Craig predicts other third-party groups such as staffing and business services companies will also serve as intermediaries for insights into companies' training needs. He gives the example of Talent Path, which bills itself as a "last-mile" education provider for graduates pursuing entry-level jobs in technology fields. The company hires them as "full-time, salaried" consultants for firms, which after two years can hire them out of Talent Path, according to its website.
"They know within weeks whether the curriculum and the training have matched the employer needs," said Craig, who led a new investment in Talent Path's parent company Genuent. "Contrast that with a typical higher ed institution — it's not measured in weeks, it's measured in years, probably, if that."
Higher ed changes
As employers shift their stance, so does higher ed. A renewed focus on capturing program-level data could trigger consolidation among offerings or changes in how they are priced, panelists said.

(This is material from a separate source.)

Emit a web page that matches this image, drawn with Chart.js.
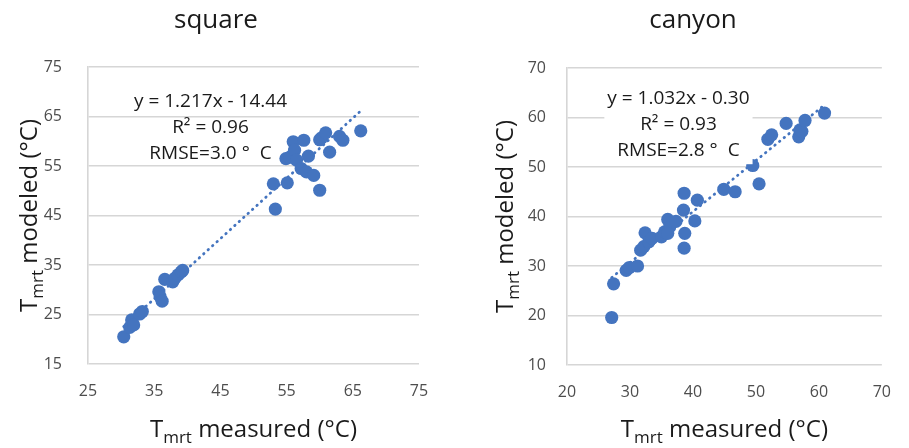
<!DOCTYPE html>
<html lang="en">
<head>
<meta charset="UTF-8">
<title>Tmrt measured vs modeled</title>
<script src="https://cdn.jsdelivr.net/npm/chart.js"></script>
<style>
  body { margin: 0; background: #fff; }
  .panel { position: absolute; top: 0; }
</style>
</head>
<body>
<div class="panel" style="left:0"><canvas id="squareChart" width="455" height="448"></canvas></div>
<div class="panel" style="left:455px"><canvas id="canyonChart" width="454" height="448"></canvas></div>

<script>
// square site: measured vs modeled Tmrt (°C)
const squareMeasured = [30.4, 31.3, 31.6, 31.9, 32.8, 33.2, 35.7, 35.9, 36.2, 36.6, 37.8, 38.1, 38.6, 39.1, 39.3,
  53.0, 53.3, 55.1, 54.9, 55.5, 56.0, 56.2, 56.5, 57.2, 57.6, 58.3, 58.0, 59.1, 60.0, 60.0, 60.3, 60.9, 61.5, 63.0, 63.5, 66.2];
const squareModeled = [20.5, 22.4, 23.9, 22.9, 25.1, 25.6, 29.6, 28.6, 27.7, 32.1, 31.6, 32.3, 33.0, 33.6, 33.9,
  51.4, 46.3, 51.6, 56.5, 56.8, 59.9, 58.2, 56.2, 54.5, 60.2, 57.0, 53.8, 53.1, 50.1, 60.3, 60.7, 61.7, 57.8, 61.0, 60.2, 62.1];
const squareXTicks = [25, 35, 45, 55, 65, 75];
const squareYTicks = [15, 25, 35, 45, 55, 65, 75];
const squareSlope = 1.217, squareIntercept = -14.44;
const squareStats = ['y = 1.217x - 14.44', 'R\u00B2 = 0.96', 'RMSE=3.0 \u00B0  C'];

// canyon site
const canyonMeasured = [27.1, 27.4, 29.4, 29.9, 31.2, 31.7, 32.2, 32.4, 33.0, 33.5, 35.0, 35.5, 36.0, 36.3, 36.0, 37.3,
  38.6, 38.5, 38.7, 38.6, 40.3, 40.7, 44.9, 46.7, 49.5, 50.5, 51.9, 52.5, 54.8, 56.8, 57.0, 57.3, 57.8, 60.9];
const canyonModeled = [19.6, 26.4, 29.1, 29.7, 30.0, 33.2, 33.9, 36.7, 34.9, 35.6, 35.9, 36.9, 39.4, 37.9, 36.6, 39.0,
  44.7, 41.3, 36.6, 33.6, 39.1, 43.3, 45.5, 45.0, 50.3, 46.6, 55.6, 56.5, 58.8, 56.1, 57.5, 57.2, 59.4, 60.9];
const canyonXTicks = [20, 30, 40, 50, 60, 70];
const canyonYTicks = [10, 20, 30, 40, 50, 60, 70];
const canyonSlope = 1.032, canyonIntercept = -0.30;
const canyonStats = ['y = 1.032x - 0.30', 'R\u00B2 = 0.93', 'RMSE=2.8 \u00B0  C'];

const BLUE = '#4474bf';
const FONT = '"Open Sans", sans-serif';

// draw a string made of runs (for the T_mrt subscript), centred on (x, y)
function drawRuns(ctx, x, y, angle, runs) {
  ctx.save();
  ctx.translate(x, y);
  ctx.rotate(angle);
  let total = 0;
  runs.forEach(r => {
    ctx.font = r.size + 'px ' + FONT;
    r.w = ctx.measureText(r.text).width;
    total += r.w;
  });
  let cx = -total / 2;
  ctx.textAlign = 'left';
  ctx.textBaseline = 'alphabetic';
  runs.forEach(r => {
    ctx.font = r.size + 'px ' + FONT;
    ctx.fillText(r.text, cx, r.dy || 0);
    cx += r.w;
  });
  ctx.restore();
}

function tmrtRuns(word) {
  return [
    { text: 'T', size: 24 },
    { text: 'mrt', size: 17, dy: 6 },
    { text: ' ' + word + ' (\u00B0C)', size: 24 }
  ];
}

const panelText = {
  id: 'panelText',
  afterDraw(chart, args, o) {
    const ctx = chart.ctx;
    const area = chart.chartArea;
    const xs = chart.scales.x, ys = chart.scales.y;
    ctx.save();
    ctx.fillStyle = '#1a1a1a';

    ctx.font = '26px ' + FONT;
    ctx.textAlign = 'center';
    ctx.textBaseline = 'alphabetic';
    ctx.fillText(o.title, o.titleX, 28);

    drawRuns(ctx, (area.left + area.right) / 2, 437, 0, tmrtRuns('measured'));
    drawRuns(ctx, o.yTitleX, (area.top + area.bottom) / 2, -Math.PI / 2, tmrtRuns('modeled'));

    // regression statistics
    const cx = xs.getPixelForValue(o.statsAt[0]);
    const cy = ys.getPixelForValue(o.statsAt[1]);
    ctx.font = '19px ' + FONT;
    ctx.textBaseline = 'middle';
    if (o.statsBox) {
      const w = Math.max(...o.stats.map(s => ctx.measureText(s).width)) + 6;
      ctx.fillStyle = '#fff';
      ctx.fillRect(cx - w / 2, cy - 14, w, 26 * (o.stats.length - 1) + 28);
      ctx.fillStyle = '#1a1a1a';
    }
    o.stats.forEach((s, i) => ctx.fillText(s, cx, cy + i * 26));
    ctx.restore();
  }
};

function makeChart(id, p) {
  const trendX = [Math.min(...p.measured), Math.max(...p.measured)];
  const points = p.measured.map((v, i) => ({ x: v, y: p.modeled[i] }));
  const trend = trendX.map(v => ({ x: v, y: p.slope * v + p.intercept }));
  const tickStyle = { color: '#4d4d4d', font: { family: FONT, size: 16 } };

  return new Chart(document.getElementById(id), {
    type: 'scatter',
    data: {
      datasets: [{
        data: points,
        backgroundColor: BLUE,
        borderWidth: 0,
        pointRadius: 6.6,
        order: 1
      }, {
        type: 'line',
        data: trend,
        borderColor: BLUE,
        borderWidth: 2.8,
        borderDash: [0.5, 5.5],
        borderCapStyle: 'round',
        pointRadius: 0,
        fill: false,
        order: 2
      }]
    },
    options: {
      responsive: false,
      animation: false,
      layout: { padding: { left: 0, top: p.top, right: p.right, bottom: 0 } },
      plugins: {
        legend: { display: false },
        tooltip: { enabled: false },
        panelText: p.text
      },
      scales: {
        x: {
          type: 'linear',
          min: p.xTicks[0],
          max: p.xTicks[p.xTicks.length - 1],
          ticks: { ...tickStyle, stepSize: p.xTicks[1] - p.xTicks[0], padding: 18 },
          grid: { display: false, drawTicks: false },
          border: { display: false },
          afterFit(s) { s.height = p.xHeight; }
        },
        y: {
          type: 'linear',
          min: p.yTicks[0],
          max: p.yTicks[p.yTicks.length - 1],
          ticks: { ...tickStyle, stepSize: p.yTicks[1] - p.yTicks[0], padding: p.yPad },
          grid: { color: '#d6d6d6', lineWidth: 1.6, drawTicks: false },
          border: { display: true, color: '#d6d6d6', width: 1.6 },
          afterFit(s) { s.width = p.yWidth; }
        }
      }
    },
    plugins: [panelText]
  });
}

makeChart('squareChart', {
  measured: squareMeasured, modeled: squareModeled,
  xTicks: squareXTicks, yTicks: squareYTicks,
  slope: squareSlope, intercept: squareIntercept,
  top: 67, right: 36, xHeight: 84, yWidth: 88, yPad: 26,
  text: { title: 'square', titleX: 216, yTitleX: 37, stats: squareStats, statsAt: [43.5, 68.0], statsBox: false }
});

makeChart('canyonChart', {
  measured: canyonMeasured, modeled: canyonModeled,
  xTicks: canyonXTicks, yTicks: canyonYTicks,
  slope: canyonSlope, intercept: canyonIntercept,
  top: 68, right: 14, xHeight: 83, yWidth: 112, yPad: 21,
  text: { title: 'canyon', titleX: 238, yTitleX: 58, stats: canyonStats, statsAt: [37.7, 63.9], statsBox: true }
});
</script>
</body>
</html>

"How do we position curriculum development, what is important for us as we develop opportunities for youth, and how do we decide on our partnerships?” Smith said.
According to Burwell, colleges should focus on their mission to provide scholarship and education. She added that institutions can own their piece of the partnership by emphasizing communication skills, creating inclusive environments, supporting faculty engagement with students and offering experiential learning on their own campuses.
That foundation will be relevant even if the push for strategic partnerships causes colleges to expand and disaggregate their offerings. "There's real inertia in the core right now because colleges and universities are logically trying to protect the bundle," Craig said. "Until the bundle ... begins to be unbundled, we're not going to see as much innovation as we might."